I didn’t realise I had postnatal depression (PND) until I was talking to a close family friend. My son was a couple weeks old and I was explaining in hushed tones how I felt like I was failing at the most basic things and couldn’t stop crying.
“Do you think you might have postnatal depression?” she asked. “Because I had it too.”
The things I read while I was pregnant alluded to “baby blues” – “you may get a bit weepy”, was all that was said about the rollercoaster of emotion that follows having a child. My own mother mentioned that she found it “really challenging” after giving birth. My auntie rearranged her work schedule so she could visit me daily for the first week after I had my son, bringing hot pepper soup and massaging my aching body with hot towels. “I didn’t want you to feel how I did after my last child,” was all she said in explanation.
I realise now that all of this vague language was alluding to PND. Even after I recognised that I had it, I couldn’t speak about it, turning away visitors without explanation and just shrugging when asked how I was coping by health visitors. I was scared. If you tell someone that sometimes when your baby cries all you can do is lie down next to them and cry too, will they call social services? Will your inability to bond with your baby be a red flag that will live on until your child is in secondary school?
There are so many reasons not to say something, even privately. Which is why when someone like Serena Williams takes to Instagram to admit to the world the struggles she’s facing as a new mother, it should always be commended. She’s contributing to a change in way that motherhood can be spoken about for ordinary, non-famous, women everywhere.
These conversations about maternal mental health are not new. They’ve been taking place in the safe spaces of supportive parenting groups on and offline.
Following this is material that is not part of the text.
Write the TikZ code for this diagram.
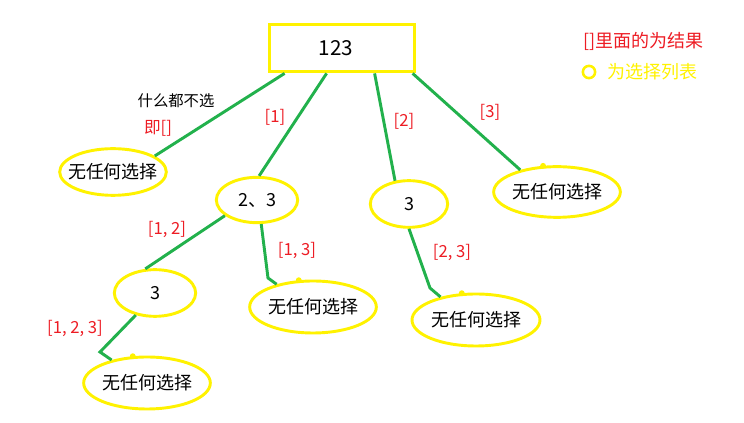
\documentclass[tikz,border=0pt]{standalone}
\usepackage{fontspec}
\setmainfont{Noto Sans CJK SC}
\usetikzlibrary{shapes.geometric,calc}
\definecolor{pyellow}{RGB}{255,242,0}
\definecolor{pgreen}{RGB}{34,177,76}
\definecolor{pred}{RGB}{237,28,36}
\newcommand{\zw}[1]{\makebox[0pt]{#1}}
\begin{document}
\begin{tikzpicture}[x=0.75pt,y=-0.75pt,
  ell/.style={ellipse,draw=pyellow,line width=2.2pt,inner sep=0pt,font=\fontsize{13.5}{16}\selectfont},
  topbox/.style={rectangle,draw=pyellow,line width=2.6pt,inner sep=0pt,minimum width=109pt,minimum height=35.5pt,font=\fontsize{15.5}{18}\selectfont},
  edge/.style={draw=pgreen,line width=2.2pt},
  lab/.style={text=pred,font=\fontsize{12.5}{14}\selectfont,inner sep=0pt},
  note/.style={text=black,font=\fontsize{11.5}{14}\selectfont,inner sep=0pt},
  dot/.style={fill=pyellow}]
\useasboundingbox (0,0) rectangle (744,423);
% nodes
\node[topbox] (top) at (342,48) {\hspace*{-9pt}123};
\node[ell,minimum width=80pt,minimum height=35pt] (e1) at (113,172) {\zw{无任何选择}};
\node[ell,minimum width=61pt,minimum height=34pt] (e2) at (257,200) {\zw{2、3}};
\node[ell,minimum width=58pt,minimum height=35pt] (e3) at (409,204) {\zw{3}};
\node[ell,minimum width=95pt,minimum height=38pt] (e4) at (557,192) {\zw{无任何选择}};
\node[ell,minimum width=61pt,minimum height=35pt] (e5) at (155,293) {\zw{3}};
\node[ell,minimum width=95pt,minimum height=39pt] (e6) at (313,307) {\zw{无任何选择}};
\node[ell,minimum width=95pt,minimum height=39pt] (e7) at (147,383) {\zw{无任何选择}};
\node[ell,minimum width=96pt,minimum height=39pt] (e8) at (476,320) {\zw{无任何选择}};
% bend points
\coordinate (b5) at (268,278);
\coordinate (b6) at (100,352);
\coordinate (b7) at (430,288);
% connectors
\draw[edge] ($(top.south west)+(17,0)$) -- (e1.21);
\draw[edge] ($(top.south west)+(59,0)$) -- (e2.85);
\draw[edge] ($(top.south west)+(107,0)$) -- (e3.121);
\draw[edge] ($(top.south west)+(145,0)$) -- (e4.149);
\draw[edge] (e2.206) -- (e5.112);
\draw[edge] (e2.-80) -- (b5) -- (e6.148);
\draw[edge] (e5.-131) -- (b6) -- (e7.147);
\draw[edge] (e3.south) -- (b7) -- (e8.147);
% dots on ellipses
\fill[dot] (e4.118) circle (2.2pt);
\fill[dot] (e6.118) circle (2.2pt);
\fill[dot] (e7.118) circle (2.2pt);
\fill[dot] (e8.118) circle (2.2pt);
% labels
\node[note] (n0) at (176,101) {什么都不选};
\node[lab] (l0) at (158,128) {即[]};
\node[lab] (l1) at (275,117) {[1]};
\node[lab] (l2) at (404,121) {[2]};
\node[lab] (l3) at (490,112) {[3]};
\node[lab] (l4) at (167,229) {[1, 2]};
\node[lab] (l5) at (297,250) {[1, 3]};
\node[lab] (l6) at (75,328) {[1, 2, 3]};
\node[lab] (l7) at (452,252) {[2, 3]};
% legend
\node[lab,anchor=west,font=\fontsize{13.5}{16}\selectfont] (leg1) at (583,41) {[]里面的为结果};
\draw[draw=pyellow,line width=1.9pt] (589,72) circle (4.6pt) coordinate (legc);
\node[anchor=west,text=pyellow,font=\fontsize{13.5}{16}\selectfont,inner sep=0pt] (leg2) at (607,72) {为选择列表};
\end{tikzpicture}
\end{document}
But bringing these topics to the forefront is important, as mainstream culture generally sends the message that mothers should be grateful and radiant and focusing on getting back to work, or getting back into shape.
As well as the generic supermum label, black women have the “strong black woman” stereotype that they’ve either internalised or had thrust upon them. Sometimes it feels like these assumptions about what we can endure translate to the physical care that we receive.
It was Serena Williams who once again who opened up a conversation about the worrying state of maternal care for black mothers when she spoke about the life-threatening complications she experienced. Beyoncé Knowles-Carter also followed suit in this September issue of US Vogue, where she spoke for the first time about recovering from her own emergency C-section after her most recent birth. It’s easy to look at this as a symptom of an American healthcare system so broken that it endangers the lives of the rich and famous, but even in the UK, black mothers are four times more likely to die in childbirth than white mothers.
I, myself, remember being scolded during labour by my midwife for being lazy. I explained to her that I could not physically push any longer – I’d been fully-dilated for an hour and despite all my best efforts, my son had not moved down the birth canal. My pleas were ignored and the nitrous oxide I was using as pain relief withdrawn, until suddenly both mine and my son’s heart rate began to plummet. It was only then that the doctors were called and I was rushed into the operating theatre where my baby was delivered with medical intervention. At the time I felt like my body had failed me, and that feeling may have contributed to my PND, but in the years that have followed I’ve realised that wasn’t the case at all.
It’s easy to feel invisible navigating an experience where some things are still taboo and matters that pertain to our lives and premature deaths are swept under the carpet. I’m now pregnant with my second child, and was dismayed to find out that my previous experience of depression had not even been noted on my record. At another appointment, I made a point of mentioning that I had experienced PND before and was currently in treatment for anxiety – waiting until I saw the midwife write it clearly in my pregnancy notes.
During my first pregnancy I would not have dreamt of doing this, but this time around I’m determined to ensure that from start to finish, I get the care that my unborn baby and I need.
While I could simply attribute this to being older and more experienced, I know that a great deal of this confidence is due to the conversations that we are now having openly about maternal, mental and physical health, and the sub-standard care that black and ethnic minority women in particular receive. This conversation is well overdue, but I’m grateful for the contributions of Williams and Knowles-Carter to this important discussion, because it’s better late than never.